## Requirements
Data follows below. Repeat exactly the lines between the line holding "Convert this chart to Chart.js code." and the line holding "41, 42, 43, 44, 45, 46, 47, 48, 49, 50];", inclusive, and nothing more; drop pictures.

## Data for processing

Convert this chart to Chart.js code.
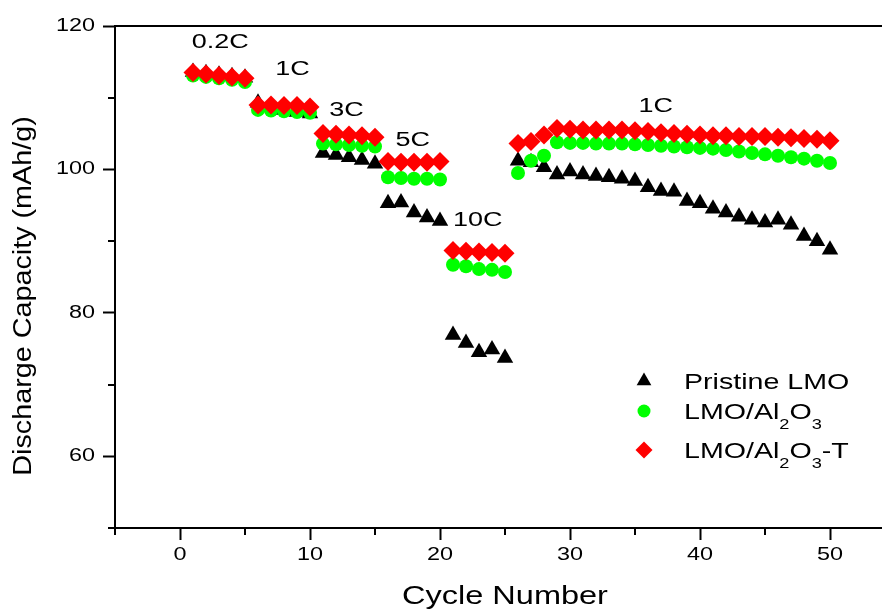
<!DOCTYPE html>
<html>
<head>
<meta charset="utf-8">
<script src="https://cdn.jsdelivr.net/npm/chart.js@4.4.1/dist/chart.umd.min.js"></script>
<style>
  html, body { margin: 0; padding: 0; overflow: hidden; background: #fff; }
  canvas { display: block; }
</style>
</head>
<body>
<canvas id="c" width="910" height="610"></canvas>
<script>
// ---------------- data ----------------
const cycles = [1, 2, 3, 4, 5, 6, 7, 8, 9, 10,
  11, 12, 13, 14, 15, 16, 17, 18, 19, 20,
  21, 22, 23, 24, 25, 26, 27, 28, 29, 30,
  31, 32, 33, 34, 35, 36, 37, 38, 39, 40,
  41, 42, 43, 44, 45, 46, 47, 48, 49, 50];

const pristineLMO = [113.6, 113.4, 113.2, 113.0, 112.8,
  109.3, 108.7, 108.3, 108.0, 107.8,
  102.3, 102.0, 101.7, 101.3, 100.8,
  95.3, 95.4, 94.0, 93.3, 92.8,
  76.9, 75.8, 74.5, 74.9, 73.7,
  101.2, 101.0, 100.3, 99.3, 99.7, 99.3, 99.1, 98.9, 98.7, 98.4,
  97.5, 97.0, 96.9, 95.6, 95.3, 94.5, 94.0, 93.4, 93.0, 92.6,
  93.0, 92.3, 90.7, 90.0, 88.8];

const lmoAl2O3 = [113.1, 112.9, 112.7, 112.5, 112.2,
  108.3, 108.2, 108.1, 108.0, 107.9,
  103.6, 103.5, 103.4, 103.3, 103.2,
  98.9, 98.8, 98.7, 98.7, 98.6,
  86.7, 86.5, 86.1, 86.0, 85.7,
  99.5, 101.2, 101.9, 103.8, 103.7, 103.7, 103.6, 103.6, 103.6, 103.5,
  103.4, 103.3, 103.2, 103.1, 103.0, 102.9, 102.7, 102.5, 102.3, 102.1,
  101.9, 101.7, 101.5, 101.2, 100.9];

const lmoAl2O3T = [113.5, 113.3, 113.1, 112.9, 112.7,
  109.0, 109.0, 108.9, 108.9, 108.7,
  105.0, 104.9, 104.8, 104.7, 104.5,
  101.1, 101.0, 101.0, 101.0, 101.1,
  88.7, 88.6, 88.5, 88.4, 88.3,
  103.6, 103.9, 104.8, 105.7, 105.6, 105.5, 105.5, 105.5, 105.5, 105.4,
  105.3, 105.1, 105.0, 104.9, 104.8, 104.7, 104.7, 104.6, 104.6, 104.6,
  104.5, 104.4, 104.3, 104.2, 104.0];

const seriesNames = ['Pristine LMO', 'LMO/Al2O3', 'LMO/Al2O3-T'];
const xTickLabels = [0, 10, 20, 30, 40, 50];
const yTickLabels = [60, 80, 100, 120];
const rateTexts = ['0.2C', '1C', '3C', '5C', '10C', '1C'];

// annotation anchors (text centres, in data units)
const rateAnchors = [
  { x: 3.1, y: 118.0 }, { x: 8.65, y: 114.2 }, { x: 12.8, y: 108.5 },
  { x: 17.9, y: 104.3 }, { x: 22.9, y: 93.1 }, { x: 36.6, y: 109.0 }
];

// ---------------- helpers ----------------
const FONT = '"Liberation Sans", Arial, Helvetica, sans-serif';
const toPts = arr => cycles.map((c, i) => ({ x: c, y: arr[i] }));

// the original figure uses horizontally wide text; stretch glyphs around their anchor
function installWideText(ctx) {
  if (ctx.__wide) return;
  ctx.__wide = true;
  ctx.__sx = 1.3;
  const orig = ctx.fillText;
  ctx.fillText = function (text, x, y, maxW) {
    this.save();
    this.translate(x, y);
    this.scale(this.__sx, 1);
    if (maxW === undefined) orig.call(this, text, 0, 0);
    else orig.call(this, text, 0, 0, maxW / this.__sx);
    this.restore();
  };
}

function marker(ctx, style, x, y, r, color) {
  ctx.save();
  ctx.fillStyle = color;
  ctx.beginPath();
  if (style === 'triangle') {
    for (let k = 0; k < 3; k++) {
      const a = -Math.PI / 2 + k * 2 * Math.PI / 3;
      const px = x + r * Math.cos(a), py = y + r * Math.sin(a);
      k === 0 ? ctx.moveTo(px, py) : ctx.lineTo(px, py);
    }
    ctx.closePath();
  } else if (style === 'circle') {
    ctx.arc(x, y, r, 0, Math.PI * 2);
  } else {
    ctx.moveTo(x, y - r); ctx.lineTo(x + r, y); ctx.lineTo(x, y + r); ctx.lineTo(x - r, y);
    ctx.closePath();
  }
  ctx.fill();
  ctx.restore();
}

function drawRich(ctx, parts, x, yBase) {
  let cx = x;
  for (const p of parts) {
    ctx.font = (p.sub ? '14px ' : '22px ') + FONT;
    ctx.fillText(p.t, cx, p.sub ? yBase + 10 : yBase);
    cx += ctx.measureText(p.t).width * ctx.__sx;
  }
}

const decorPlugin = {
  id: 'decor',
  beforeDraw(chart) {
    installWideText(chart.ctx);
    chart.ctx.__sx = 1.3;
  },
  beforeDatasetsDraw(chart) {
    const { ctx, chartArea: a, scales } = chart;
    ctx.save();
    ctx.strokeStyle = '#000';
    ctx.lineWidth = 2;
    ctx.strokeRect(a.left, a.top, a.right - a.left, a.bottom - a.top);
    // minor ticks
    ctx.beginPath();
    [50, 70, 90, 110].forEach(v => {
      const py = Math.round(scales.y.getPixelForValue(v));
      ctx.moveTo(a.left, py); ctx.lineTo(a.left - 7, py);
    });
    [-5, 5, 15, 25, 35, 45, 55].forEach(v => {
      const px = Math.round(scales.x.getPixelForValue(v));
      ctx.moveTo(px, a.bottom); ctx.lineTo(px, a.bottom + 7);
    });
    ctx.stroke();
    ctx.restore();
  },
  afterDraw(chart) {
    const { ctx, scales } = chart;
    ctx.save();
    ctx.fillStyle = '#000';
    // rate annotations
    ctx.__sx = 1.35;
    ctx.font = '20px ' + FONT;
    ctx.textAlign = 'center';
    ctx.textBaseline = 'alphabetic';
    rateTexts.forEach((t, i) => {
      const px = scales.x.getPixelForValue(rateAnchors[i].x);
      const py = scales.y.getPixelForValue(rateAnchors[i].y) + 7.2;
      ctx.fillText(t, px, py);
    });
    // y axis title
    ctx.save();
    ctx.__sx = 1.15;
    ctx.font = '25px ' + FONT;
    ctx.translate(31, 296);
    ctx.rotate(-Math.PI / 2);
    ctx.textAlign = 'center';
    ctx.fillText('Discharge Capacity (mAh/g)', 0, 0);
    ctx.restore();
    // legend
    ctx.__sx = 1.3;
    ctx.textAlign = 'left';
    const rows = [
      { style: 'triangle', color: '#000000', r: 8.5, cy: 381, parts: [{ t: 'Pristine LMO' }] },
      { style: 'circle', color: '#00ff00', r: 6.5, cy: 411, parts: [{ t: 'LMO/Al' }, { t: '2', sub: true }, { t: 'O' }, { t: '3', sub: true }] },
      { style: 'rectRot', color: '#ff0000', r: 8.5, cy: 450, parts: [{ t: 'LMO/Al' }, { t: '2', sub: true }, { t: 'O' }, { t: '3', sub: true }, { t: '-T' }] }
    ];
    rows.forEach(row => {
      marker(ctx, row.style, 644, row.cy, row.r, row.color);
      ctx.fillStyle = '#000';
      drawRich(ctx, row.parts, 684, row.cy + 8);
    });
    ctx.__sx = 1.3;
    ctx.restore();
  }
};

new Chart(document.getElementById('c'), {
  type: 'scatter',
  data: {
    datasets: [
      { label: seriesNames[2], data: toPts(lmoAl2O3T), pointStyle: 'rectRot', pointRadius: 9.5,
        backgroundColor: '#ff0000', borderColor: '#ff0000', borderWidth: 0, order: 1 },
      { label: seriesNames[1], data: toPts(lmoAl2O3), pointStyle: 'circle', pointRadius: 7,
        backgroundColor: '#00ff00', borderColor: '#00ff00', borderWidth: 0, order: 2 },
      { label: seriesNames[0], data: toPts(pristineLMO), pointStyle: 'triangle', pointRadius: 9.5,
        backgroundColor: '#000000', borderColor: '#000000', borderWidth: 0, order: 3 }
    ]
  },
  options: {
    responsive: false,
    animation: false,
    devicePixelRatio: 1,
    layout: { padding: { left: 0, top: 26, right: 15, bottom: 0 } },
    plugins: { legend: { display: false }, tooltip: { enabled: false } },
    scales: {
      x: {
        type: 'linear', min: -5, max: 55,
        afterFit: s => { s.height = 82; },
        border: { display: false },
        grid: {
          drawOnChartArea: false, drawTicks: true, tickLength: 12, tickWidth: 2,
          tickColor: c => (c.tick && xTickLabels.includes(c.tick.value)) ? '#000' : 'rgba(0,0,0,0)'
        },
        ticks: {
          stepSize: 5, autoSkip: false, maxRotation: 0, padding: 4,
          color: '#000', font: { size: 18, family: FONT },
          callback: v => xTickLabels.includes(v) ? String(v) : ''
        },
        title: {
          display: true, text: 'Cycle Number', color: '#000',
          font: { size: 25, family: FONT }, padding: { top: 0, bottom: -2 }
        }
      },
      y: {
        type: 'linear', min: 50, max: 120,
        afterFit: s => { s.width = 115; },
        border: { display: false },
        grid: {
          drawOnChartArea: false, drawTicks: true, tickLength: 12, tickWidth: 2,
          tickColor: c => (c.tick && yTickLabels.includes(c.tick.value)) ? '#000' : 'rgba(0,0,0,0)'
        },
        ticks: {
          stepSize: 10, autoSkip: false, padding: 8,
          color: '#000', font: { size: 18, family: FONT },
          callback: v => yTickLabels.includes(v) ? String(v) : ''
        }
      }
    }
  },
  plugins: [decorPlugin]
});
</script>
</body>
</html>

==

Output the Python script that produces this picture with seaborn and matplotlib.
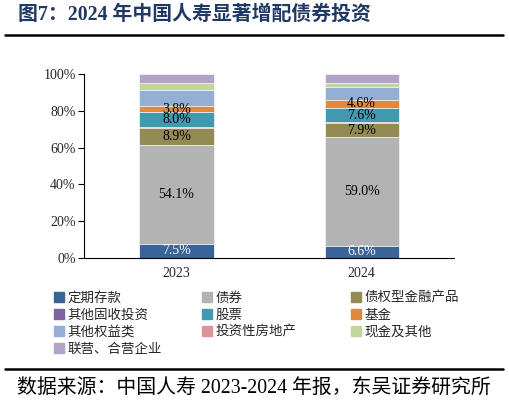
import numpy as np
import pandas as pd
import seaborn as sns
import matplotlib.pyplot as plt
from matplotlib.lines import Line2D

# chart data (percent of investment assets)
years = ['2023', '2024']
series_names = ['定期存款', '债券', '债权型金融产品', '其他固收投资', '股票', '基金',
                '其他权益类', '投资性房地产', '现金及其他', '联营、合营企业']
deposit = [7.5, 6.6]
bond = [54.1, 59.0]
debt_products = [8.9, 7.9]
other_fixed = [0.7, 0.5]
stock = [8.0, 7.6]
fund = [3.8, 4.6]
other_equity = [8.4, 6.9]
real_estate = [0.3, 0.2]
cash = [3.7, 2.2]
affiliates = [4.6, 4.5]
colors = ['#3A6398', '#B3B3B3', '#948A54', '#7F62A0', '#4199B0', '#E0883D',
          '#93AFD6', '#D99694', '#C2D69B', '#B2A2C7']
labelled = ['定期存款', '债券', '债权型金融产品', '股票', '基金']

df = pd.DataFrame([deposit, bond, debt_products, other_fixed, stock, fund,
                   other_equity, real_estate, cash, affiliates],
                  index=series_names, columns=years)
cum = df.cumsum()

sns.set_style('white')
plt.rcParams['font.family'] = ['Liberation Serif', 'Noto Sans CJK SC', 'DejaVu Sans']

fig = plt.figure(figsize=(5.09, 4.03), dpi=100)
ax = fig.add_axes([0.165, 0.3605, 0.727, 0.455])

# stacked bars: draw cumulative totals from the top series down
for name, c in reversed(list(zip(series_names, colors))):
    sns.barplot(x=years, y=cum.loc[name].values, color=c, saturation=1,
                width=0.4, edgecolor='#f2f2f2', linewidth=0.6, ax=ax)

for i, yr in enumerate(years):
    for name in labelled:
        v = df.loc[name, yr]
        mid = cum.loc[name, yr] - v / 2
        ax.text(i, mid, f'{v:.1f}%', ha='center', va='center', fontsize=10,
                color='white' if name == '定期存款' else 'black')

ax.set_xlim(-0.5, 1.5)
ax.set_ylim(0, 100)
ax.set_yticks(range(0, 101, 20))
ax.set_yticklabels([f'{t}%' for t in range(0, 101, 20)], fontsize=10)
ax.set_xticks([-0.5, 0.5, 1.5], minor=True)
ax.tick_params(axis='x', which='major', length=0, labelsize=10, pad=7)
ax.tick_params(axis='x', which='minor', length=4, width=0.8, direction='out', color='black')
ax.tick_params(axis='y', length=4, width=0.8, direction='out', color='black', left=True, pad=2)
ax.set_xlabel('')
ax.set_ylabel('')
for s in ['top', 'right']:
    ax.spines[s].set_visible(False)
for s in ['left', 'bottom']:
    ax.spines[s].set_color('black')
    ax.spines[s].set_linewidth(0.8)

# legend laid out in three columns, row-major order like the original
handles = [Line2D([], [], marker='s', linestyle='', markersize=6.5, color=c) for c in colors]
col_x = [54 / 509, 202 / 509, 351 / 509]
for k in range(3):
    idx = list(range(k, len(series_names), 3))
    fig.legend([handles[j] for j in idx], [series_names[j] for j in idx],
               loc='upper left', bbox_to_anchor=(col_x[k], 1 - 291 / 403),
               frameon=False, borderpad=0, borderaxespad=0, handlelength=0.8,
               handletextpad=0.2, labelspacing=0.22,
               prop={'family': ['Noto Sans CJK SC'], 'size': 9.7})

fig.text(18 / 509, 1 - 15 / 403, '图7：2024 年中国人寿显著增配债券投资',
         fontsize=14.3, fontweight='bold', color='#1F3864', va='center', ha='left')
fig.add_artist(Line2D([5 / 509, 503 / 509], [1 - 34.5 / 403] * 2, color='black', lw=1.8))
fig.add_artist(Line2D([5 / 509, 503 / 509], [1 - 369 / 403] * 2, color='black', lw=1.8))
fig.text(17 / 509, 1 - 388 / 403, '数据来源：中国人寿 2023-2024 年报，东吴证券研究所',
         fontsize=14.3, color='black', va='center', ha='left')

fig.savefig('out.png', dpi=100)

## Result of the exercise
Convert this chart to Chart.js code.
<!DOCTYPE html>
<html>
<head>
<meta charset="utf-8">
<script src="https://cdn.jsdelivr.net/npm/chart.js@4.4.1/dist/chart.umd.min.js"></script>
<style>
  html, body { margin: 0; padding: 0; overflow: hidden; background: #fff; }
  canvas { display: block; }
</style>
</head>
<body>
<canvas id="c" width="910" height="610"></canvas>
<script>
// ---------------- data ----------------
const cycles = [1, 2, 3, 4, 5, 6, 7, 8, 9, 10,
  11, 12, 13, 14, 15, 16, 17, 18, 19, 20,
  21, 22, 23, 24, 25, 26, 27, 28, 29, 30,
  31, 32, 33, 34, 35, 36, 37, 38, 39, 40,
  41, 42, 43, 44, 45, 46, 47, 48, 49, 50];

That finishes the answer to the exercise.